As mentioned in an earlier post; there is the tradition at Shore Leave of calling someone who had to stay home from the hotel. The other is showing up unannounced when everyone expects that you couldn’t make it. This year, my friend Bill managed to do both. Saturday afternoon Jim tells me he had a message from Bismo saying he was “in a bar watching the Red Sox game and suggested I go to the Paddock and we could watch together”. Could he mean that he was actually downstairs waiting for me? I had to find out and sure enough, there he was. The bastard! It made the weekend complete.

I have to admit, I did the same kind of thing back in ’94, so I understand how much fun it can be to pull this on other people.

I have said before that one of the best perks of being a high muckey-muck in Starfleet is that people will buy me lots of alcohol and this was true again this weekend. Between settling a Superbowl bet with my friend Ann and other friends from the local area I didn’t spend a penny on drinks that night and did get myself very “relaxed”.

I surprised John with a beautiful ghost busters hockey jersey for his birthday. You would have thought I’d given him the keys to a Jaguar. He loved it! The past few years the trip itself was his “gift” so it was even better to be able to actually give him something that special to him.

I had the chance to meet up with author Peter David and fill him in on the fundraising we did for a teacher in Florida he had hooked us up with. Peter had posted on his blog about this teacher who was planning a course on comic books. Our chapter raised $100 for him thought a yard sale. Peter seemed grateful for not only being a regular reader of his blog but that what he had out there ended up helping someone.
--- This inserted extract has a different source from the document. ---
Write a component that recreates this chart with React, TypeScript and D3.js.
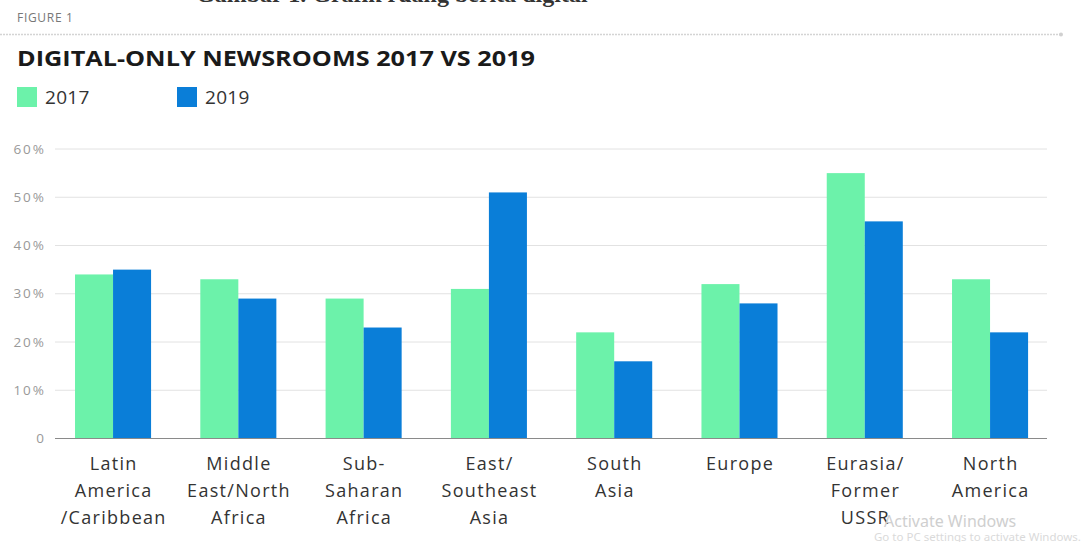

The Masquerade is always a highlight to the weekend. Even though this years was slightly lame it was still better than we usually see at a Vulkon. The killers of the evening were “Spongborg Cubepants”; a Borg-ified Spongebob and “Sporkman”; a superhero with sporks for hands and a giant spork for a mask sporting a 2 foot tall handle sticking up over his head. It had to be seen to really appreciate. Peter David’s family won Best in Show with a collection of Johnny Depp characters singing “In the Navy”. Again, you really had to be there; but it was cool.

I’ll follow up tomorrow with Sunday’s activities and the ride home. I know there are no really rules for the length of a post, but I feel as if I’m running off at the mouth.